Un bilancio, tuttavia, è quanto mai opportuno, per lo meno con riguardo ai motivi che hanno animato l’acceso dibattito e che ne hanno, anzi, polarizzato i toni in modo forse non del tutto equilibrato. Diciamo subito, però, che il naufragio dell’intervento legislativo non rappresenta certo una disgrazia irrimediabile e che, forse, a ben vedere, dovremmo essere grati alla sorte.
In primo luogo, infatti, si deve precisare un dato difficilmente contestabile: il risultato ultimo dei lavori parlamentari non prometteva di consegnare alla comunità scolastica uno strumento del tutto coerente ed efficiente.
I tanti (e grandi) difetti della versione più recente del ddl Aprea sono già stati illustrati puntualmente anche dagli studiosi più sensibili (vedi, in questa stessa testata, l’articolo di Annamaria Poggi), ed anche se non è mancato chi ha cercato di “salvare il salvabile”, si può ribadire l’avviso a suo tempo già manifestato: un’operazione “a cuore aperto” su di un paziente già debilitato non può avere esiti positivi soltanto perché mossa da propositi astrattamente condivisibili.
In secondo luogo, è opportuno rammentare che neppure l’originario articolato poteva dirsi convincente.
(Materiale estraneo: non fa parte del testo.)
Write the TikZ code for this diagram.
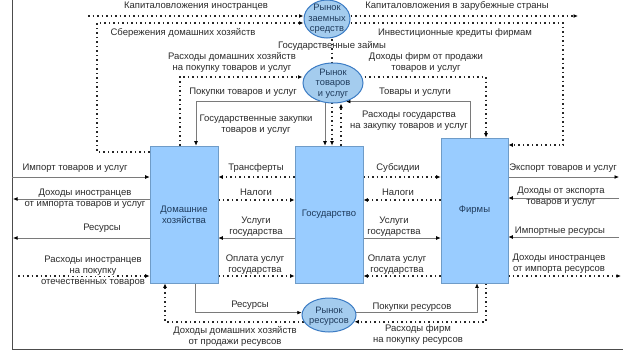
\documentclass[tikz,border=0pt]{standalone}
\usepackage{fontspec}
\setmainfont{Liberation Sans}
\usetikzlibrary{arrows.meta,shapes.geometric,calc}
\pgfdeclarelayer{bg}
\pgfsetlayers{bg,main}
\definecolor{boxfill}{HTML}{99CCFF}
\definecolor{boxline}{HTML}{6F9CC8}
\definecolor{ellfill}{HTML}{A4CCEE}
\definecolor{ellline}{HTML}{3C7CC4}
\definecolor{nodetext}{HTML}{1F3B5C}
\definecolor{txt}{HTML}{2B2B2B}
\definecolor{solidln}{HTML}{7A7A7A}
\newcommand{\wl}[1]{\colorbox{white}{#1}}
\setlength{\fboxsep}{0.4pt}
\begin{document}
\begin{tikzpicture}[x=1pt,y=-1pt,
  font=\fontsize{9.5}{11}\selectfont,
  lbl/.style={inner sep=0pt, text=txt, align=center},
  stock/.style={rectangle, draw=boxline, fill=boxfill, line width=0.6pt, text=nodetext, align=center, inner sep=1pt},
  market/.style={ellipse, draw=ellline, fill=ellfill, line width=1pt, inner sep=0pt},
  mtext/.style={text=nodetext, align=center, inner sep=0pt, font=\fontsize{9.3}{10.5}\selectfont},
  money/.style={draw=black!85, line width=1.5pt, dash pattern=on 1.5pt off 3pt},
  flow/.style={draw=solidln, line width=0.7pt},
  tip/.style={-{Latex[length=4.5pt,width=3.8pt,color=black]}},
]
\useasboundingbox (0,0) rectangle (623,356);

% stocks
\node[stock, minimum width=68pt, minimum height=137pt] (hh) at (184,214.5) {Домашние\\хозяйства};
\node[stock, minimum width=68pt, minimum height=137pt] (gov) at (329,214.5) {Государство};
\node[stock, minimum width=67pt, minimum height=145pt] (firms) at (474.5,210.5) {Фирмы};

% markets
\node[market, minimum width=46pt, minimum height=38pt] (loan) at (327,19) {};
\node[mtext] (loanT) at (327,19) {Рынок\\заемных\\средств};
\node[market, minimum width=60pt, minimum height=40pt] (goods) at (333,83) {};
\node[mtext] (goodsT) at (333,83.5) {Рынок\\товаров\\и услуг};
\node[market, minimum width=54pt, minimum height=34pt] (res) at (329,315) {};
\node[mtext] (resT) at (329,316.5) {Рынок\\ресурсов};

\begin{pgfonlayer}{bg}
\fill[white] (0,0) rectangle (623,356);
\draw[gray!60!black, line width=0.8pt] (12,0) -- (12,349) -- (623,349);

% loan market
\coordinate (kiA) at (88,16);
\draw[money,tip] (kiA) -- (kiA -| loan.west);
\coordinate (kzB) at (578,16);
\draw[money,tip] (kzB -| loan.east) -- (kzB);
\coordinate (sbA) at (97,152); \coordinate (sbB) at (97,23);
\draw[money,tip] (sbA -| hh.west) -- (sbA) -- (sbB) -- (sbB -| loan.west);
\coordinate (ikA) at (563,23); \coordinate (ikB) at (563,145);
\draw[money,tip] (ikA -| loan.east) -- (ikA) -- (ikB) -- (ikB -| firms.east);
\coordinate (gzA) at (332,30);
\draw[money,tip] (gzA) -- (gzA |- gov.north);

% goods market
\coordinate (rhA) at (180,77);
\draw[money,tip] (rhA |- hh.north) -- (rhA) -- (rhA -| goods.west);
\coordinate (pkA) at (196,100);
\draw[flow,tip] (goods.235) -| (pkA |- hh.north);
\coordinate (gpA) at (325,95);
\draw[flow,tip] (gpA) -- (gpA |- gov.north);
\coordinate (rgA) at (341,0);
\draw[money,tip] (rgA |- gov.north) -- (rgA |- goods.south);
\coordinate (dfA) at (486,77);
\draw[money,tip] (goods.center |- dfA) -- (dfA) -- (dfA |- firms.north);
\coordinate (tuA) at (470,0);
\draw[flow,tip] (tuA |- firms.north) |- (goods.-55);

% middle rows
\coordinate (r1) at (0,177); \coordinate (r2) at (0,200);
\coordinate (r3) at (0,238); \coordinate (r4) at (0,276);
\draw[money,tip] (r1 -| gov.west) -- (r1 -| hh.east);
\draw[money,tip] (r2 -| hh.east) -- (r2 -| gov.west);
\draw[flow,tip] (r3 -| gov.west) -- (r3 -| hh.east);
\draw[money,tip] (r4 -| hh.east) -- (r4 -| gov.west);
\draw[money,tip] (r1 -| gov.east) -- (r1 -| firms.west);
\draw[money,tip] (r2 -| firms.west) -- (r2 -| gov.east);
\draw[flow,tip] (r3 -| gov.east) -- (r3 -| firms.west);
\draw[money,tip] (r4 -| firms.west) -- (r4 -| gov.east);

% left outside
\coordinate (L1) at (12,177); \draw[flow,tip] (L1) -- (L1 -| hh.west);
\coordinate (L2) at (13,199); \draw[flow,tip] (L2 -| hh.west) -- (L2);
\coordinate (L3) at (13,238); \draw[flow,tip] (L3 -| hh.west) -- (L3);
\coordinate (L4) at (18,276); \draw[money,tip] (L4) -- (L4 -| hh.west);

% right outside
\coordinate (R1) at (619,177); \draw[flow,tip] (R1 -| firms.east) -- (R1);
\coordinate (R2) at (619,198); \draw[flow,tip] (R2) -- (R2 -| firms.east);
\coordinate (R3) at (619,237); \draw[flow,tip] (R3) -- (R3 -| firms.east);
\coordinate (R4) at (621,276); \draw[money,tip] (R4 -| firms.east) -- (R4);

% resource market
\coordinate (bR) at (195,0); \draw[flow,tip] (bR |- hh.south) |- (res.175);
\coordinate (bD) at (165,0); \draw[money,tip] (res.195) -| (bD |- hh.south);
\coordinate (bP) at (477,0); \draw[flow,tip] (res.5) -| (bP |- firms.south);
\coordinate (bF) at (486,0); \draw[money,tip] (bF |- firms.south) |- (res.-15);
\end{pgfonlayer}

% labels
\node[lbl] (tKI) at (196,6) {Капиталовложения иностранцев};
\node[lbl] (tKZ) at (457,6) {Капиталовложения в зарубежные страны};
\node[lbl] (tSB) at (183,33) {Сбережения домашних хозяйств};
\node[lbl] (tIK) at (455,33) {Инвестиционные кредиты фирмам};
\node[lbl] (tGZ) at (332,46) {Государственные займы};
\node[lbl] (tRH) at (232,62.5) {Расходы домашних хозяйств\\на покупку товаров и услуг};
\node[lbl] (tDF) at (426,62.5) {Доходы фирм от продажи\\товаров и услуг};
\node[lbl] (tPK) at (243,92) {Покупки товаров и услуг};
\node[lbl] (tTU) at (415,92) {Товары и услуги};
\node[lbl] (tGP) at (256,124.5) {Государственные закупки\\товаров и услуг};
\node[lbl] (tRG) at (409,121) {Расходы государства\\на закупку товаров и услуг};

\node[lbl] (tTR) at (256,168) {Трансферты};
\node[lbl] (tNA1) at (256,192) {Налоги};
\node[lbl] (tUG1) at (256,227) {Услуги\\государства};
\node[lbl] (tOU1) at (255,264.5) {\wl{Оплата услуг}\\\wl{государства}};
\node[lbl] (tSU) at (398,168) {Субсидии};
\node[lbl] (tNA2) at (398,192) {Налоги};
\node[lbl] (tUG2) at (394,227) {Услуги\\государства};
\node[lbl] (tOU2) at (397,264.5) {\wl{Оплата услуг}\\\wl{государства}};

\node[lbl] (tIM) at (75,168) {Импорт товаров и услуг};
\node[lbl] (tDI) at (85,199) {Доходы иностранцев\\от импорта товаров и услуг};
\node[lbl] (tRS) at (102,228) {Ресурсы};
\node[lbl] (tRI) at (93,271) {\wl{Расходы иностранцев}\\\wl{на покупку}\\\wl{отечественных товаров}};

\node[lbl] (tEX) at (563,168) {Экспорт товаров и услуг};
\node[lbl] (tDE) at (561,197) {Доходы от экспорта\\товаров и услуг};
\node[lbl] (tIR) at (560,231) {Импортные ресурсы};
\node[lbl] (tDR) at (559,264) {\wl{Доходы иностранцев}\\\wl{от импорта ресурсов}};

\node[lbl] (tRS2) at (250,305) {Ресурсы};
\node[lbl] (tDH) at (235,336) {Доходы домашних хозяйств\\от продажи ресувсов};
\node[lbl] (tPR) at (412,307) {Покупки ресурсов};
\node[lbl] (tRF) at (418,335) {Расходы фирм\\на покупку ресурсов};
\end{tikzpicture}
\end{document}
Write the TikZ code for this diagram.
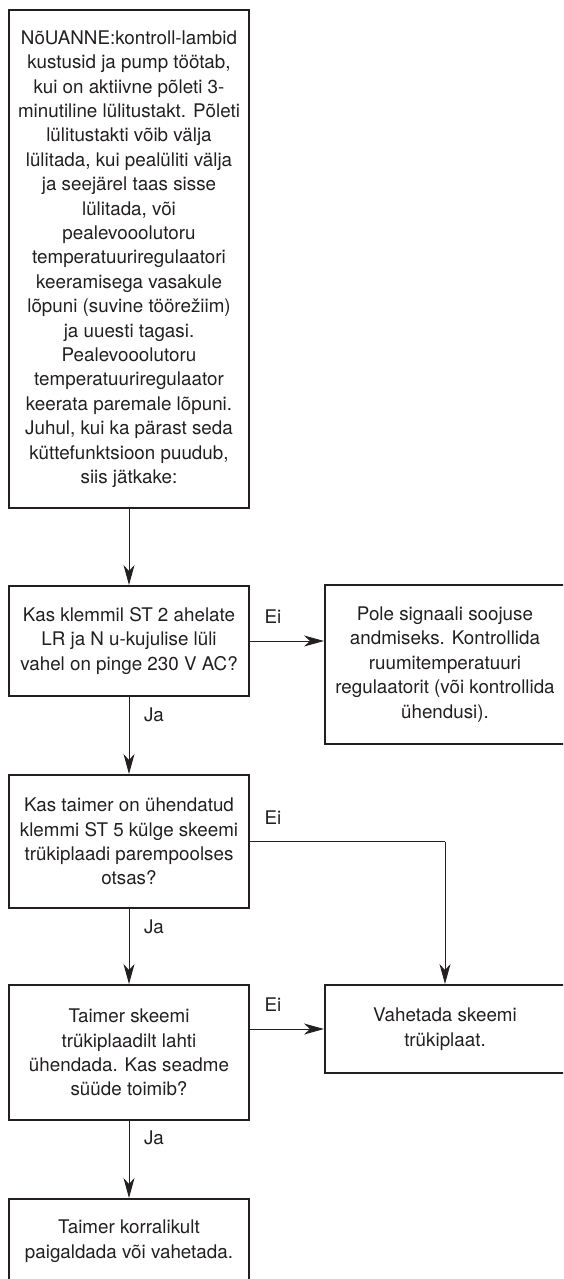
\documentclass[tikz,border=0pt]{standalone}
\usepackage{fontspec}
\setmainfont{TeX Gyre Heros}
\usetikzlibrary{arrows.meta}
\definecolor{ink}{HTML}{231F20}
\begin{document}
\begin{tikzpicture}[x=1pt,y=-1pt,
  box/.style={draw=ink, line width=2pt, minimum width=240pt, align=center,
    inner sep=0pt, font=\fontsize{18.8}{24.4}\selectfont, text=ink},
  conn/.style={draw=ink, line width=1pt, -{Stealth[length=20pt,width=11pt,inset=6pt]}},
  plain/.style={draw=ink, line width=1pt},
  lbl/.style={font=\fontsize{18.8}{24.4}\selectfont, text=ink, inner sep=0pt}]
\useasboundingbox (0,0) rectangle (563,1279);
\clip (0,0) rectangle (563,1279);

\node[box, minimum height=498pt] (b1) at (129,259) {N\~oUANNE:kontroll-lambid\\kustusid ja pump töötab,\\kui on aktiivne põleti 3-\\minutiline lülitustakt. Põleti\\lülitustakti võib välja\\lülitada, kui pealüliti välja\\ja seejärel taas sisse\\lülitada, või\\pealevooolutoru\\temperatuuriregulaatori\\keeramisega vasakule\\lõpuni (suvine töörežiim)\\ja uuesti tagasi.\\Pealevooolutoru\\temperatuuriregulaator\\keerata paremale lõpuni.\\Juhul, kui ka pärast seda\\küttefunktsioon puudub,\\siis jätkake:};

\node[box, minimum height=110pt] (b2) at (129,641) {Kas klemmil ST 2 ahelate\\LR ja N u-kujulise lüli\\vahel on pinge 230 V AC?};

\node[box, minimum height=159pt] (r1) at (445,664.5) {Pole signaali soojuse\\andmiseks. Kontrollida\\ruumitemperatuuri\\regulaatorit (või kontrollida\\ühendusi).};

\node[box, minimum height=133pt] (b3) at (129,841.5) {Kas taimer on ühendatud\\klemmi ST 5 külge skeemi\\trükiplaadi parempoolses\\otsas?};

\node[box, minimum height=135pt] (b4) at (129,1052.5) {Taimer skeemi\\trükiplaadilt lahti\\ühendada. Kas seadme\\süüde toimib?};

\node[box, minimum height=88pt] (r2) at (445,1029) {Vahetada skeemi\\trükiplaat.};

\node[box, minimum height=84pt] (b5) at (129,1241) {Taimer korralikult\\paigaldada või vahetada.};

\draw[conn] (b1.south) -- (b2.north);
\draw[conn] (b2.east) -- (b2.east -| r1.west);
\draw[conn] (b2.south) -- (b3.north);
\coordinate (c1) at (b3.east -| r2.north);
\draw[plain] (b3.east) -- (c1);
\draw[conn] (c1) -- (r2.north);
\draw[conn] (b3.south) -- (b4.north);
\draw[conn] (r2.west -| b4.east) -- (r2.west);
\draw[conn] (b4.south) -- (b5.north);

\node[lbl] (ei1) at (273,617) {Ei};
\node[lbl] (ja1) at (154,715) {Ja};
\node[lbl] (ei2) at (273,818) {Ei};
\node[lbl] (ja2) at (154,927) {Ja};
\node[lbl] (ei3) at (273,1005) {Ei};
\node[lbl] (ja3) at (154,1138) {Ja};
\end{tikzpicture}
\end{document}
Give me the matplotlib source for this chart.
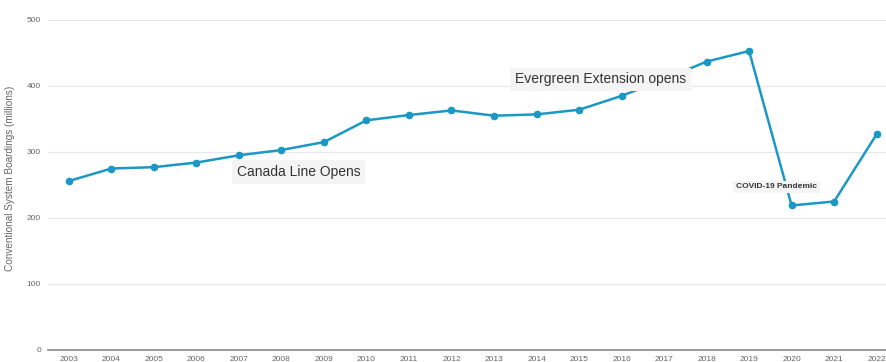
import matplotlib.pyplot as plt

years = list(range(2003, 2023))
boardings = [256, 275, 277, 284, 295, 303, 315, 348, 356, 363,
             355, 357, 364, 385, 410, 437, 453, 219, 225, 327]
year_labels = [str(y) for y in years]

events = ["Canada Line Opens", "Evergreen Extension opens", "COVID-19 Pandemic"]
event_x = [2008.4, 2015.5, 2019.65]
event_y = [270, 410, 247]
event_size = [10, 10, 6]
event_weight = ['normal', 'normal', 'bold']

line_col = '#1b98c4'
grey = '#666666'

plt.rcParams['font.family'] = ['Liberation Sans', 'DejaVu Sans']

fig = plt.figure(figsize=(8.86, 3.62), dpi=100)
ax = fig.add_axes([48 / 886, 12 / 362, 838 / 886, 330 / 362])

ax.plot(years, boardings, '-o', color=line_col, lw=1.8, ms=4.5, zorder=3)

for txt, x, y, s, w in zip(events, event_x, event_y, event_size, event_weight):
    ax.text(x, y, txt, fontsize=s, fontweight=w, color='#333333', ha='center', va='center',
            zorder=4, bbox=dict(boxstyle='square,pad=0.35', fc='#f4f4f4', ec='none'))

ax.set_ylim(0, 500)
ax.set_xlim(2002.51, 2022.22)
ax.set_yticks([0, 100, 200, 300, 400, 500])
ax.set_xticks(years)
ax.set_xticklabels(year_labels)
ax.tick_params(axis='both', length=0, labelsize=6, labelcolor=grey)
ax.tick_params(axis='x', pad=4)
ax.tick_params(axis='y', pad=5)
ax.grid(axis='y', color='#e8e8e8', lw=0.8)
ax.set_axisbelow(True)
for s in ['top', 'right', 'left']:
    ax.spines[s].set_visible(False)
ax.spines['bottom'].set_color('#888888')
ax.spines['bottom'].set_linewidth(1.2)

ax.set_ylabel('Conventional System Boardings (millions)', fontsize=7.2, color=grey)
ax.yaxis.set_label_coords(-33 / 838, 0.52)

fig.savefig('out.png', dpi=100)
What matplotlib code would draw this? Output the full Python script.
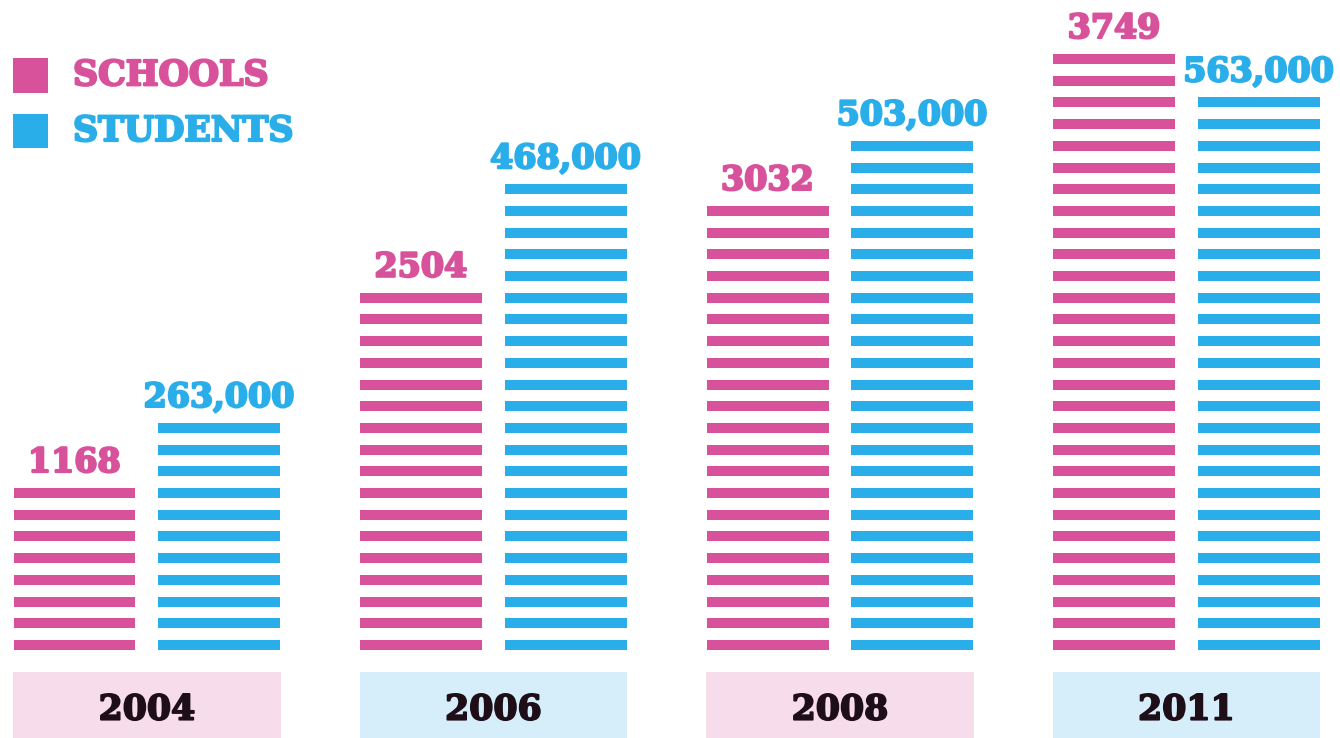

Ciò per un elemento strutturale e pregiudiziale, valido per qualsiasi iniziativa normativa che intenda rivedere l’assetto organizzativo e gli strumenti delle istituzioni scolastiche: si dovrebbero affrontare, piuttosto, gli snodi fondamentali della disciplina degli organi collegiali, della figura del dirigente scolastico e della funzione docente. E niente di tutto questo contiene il ddl Aprea. In poche parole – volenti o nolenti – si deve pensare di “fare i conti” con il Testo unico del 1994.
È vero che le assemblee legislative e gli esecutivi dimostrano, non solo nelle contingenze di questa crisi, di non poter avviare alcun processo di cambiamento realisticamente credibile ed efficace. È altrettanto vero, però, che la scuola e l’istruzione in genere non hanno più bisogno di leggi-manifesto o di “ritocchi” asseritamente accorti e capaci di smontarne i principali difetti. Scuola e istruzione sono materie che hanno la sensibilità e l’articolazione di un complesso orologio, i cui ingranaggi non si possono sostituire a piacimento.
Se il legislatore deve “metterci le mani”, lo deve fare con l’ottica di chi intenda lavorare per un praticabile futuro e di chi, a questo fine, riesca finalmente a valorizzare, oltre al consueto florilegio di statistiche internazionali, il grande incubatore di esperienze e di suggerimenti che solo dalla stessa scuola e dalla stessa istruzione possono sorgere. Al di là, dunque, di uno scontato e “stanco” riaffacciarsi del dilemma – ancora una volta, tutto italico – della dicotomia pubblico-privato.
In terzo luogo, ci si auspica che il delicatissimo organismo scolastico non sia – come è, invece, accaduto anche in quest’ultima occasione – ciclicamente esposto, in modo ogni volta fatale, alla retorica che lo vuole sospeso tra il rischio di sotterranee privatizzazioni ed il pericolo di immobilismi corporativi. Del resto, se il ddl Aprea aveva un demerito, questo non poteva essere il temuto effetto di privatizzare la scuola, obiettivo che non si poteva leggere nemmeno a voler spingere all’ennesima potenza le tecniche, care ai giuristi, del “combinato disposto” o dell’interpretazione sistematica. Dall’altro lato, poi, alle rimostranze di studenti e docenti non si poteva neppure rimproverare la volontà di mantenere fermo uno status quo che, all’opposto, costituisce e ha sempre costituito la pietra dello scandalo di tutte le rivendicazioni generazionali e di tutta l’insoddisfazione del corpo vivo degli insegnanti.
Il fatto è che alunni e docenti sono penalizzati da tempo, e fin troppo, dalle pasticciate indecisioni e dagli slogan più o meno innovativi o rassicuranti di chi si trova, da diversi decenni, a governare pro tempore la scuola italiana. Si meritano ben altro e, soprattutto, non sopportano più di essere banalmente strumentalizzati.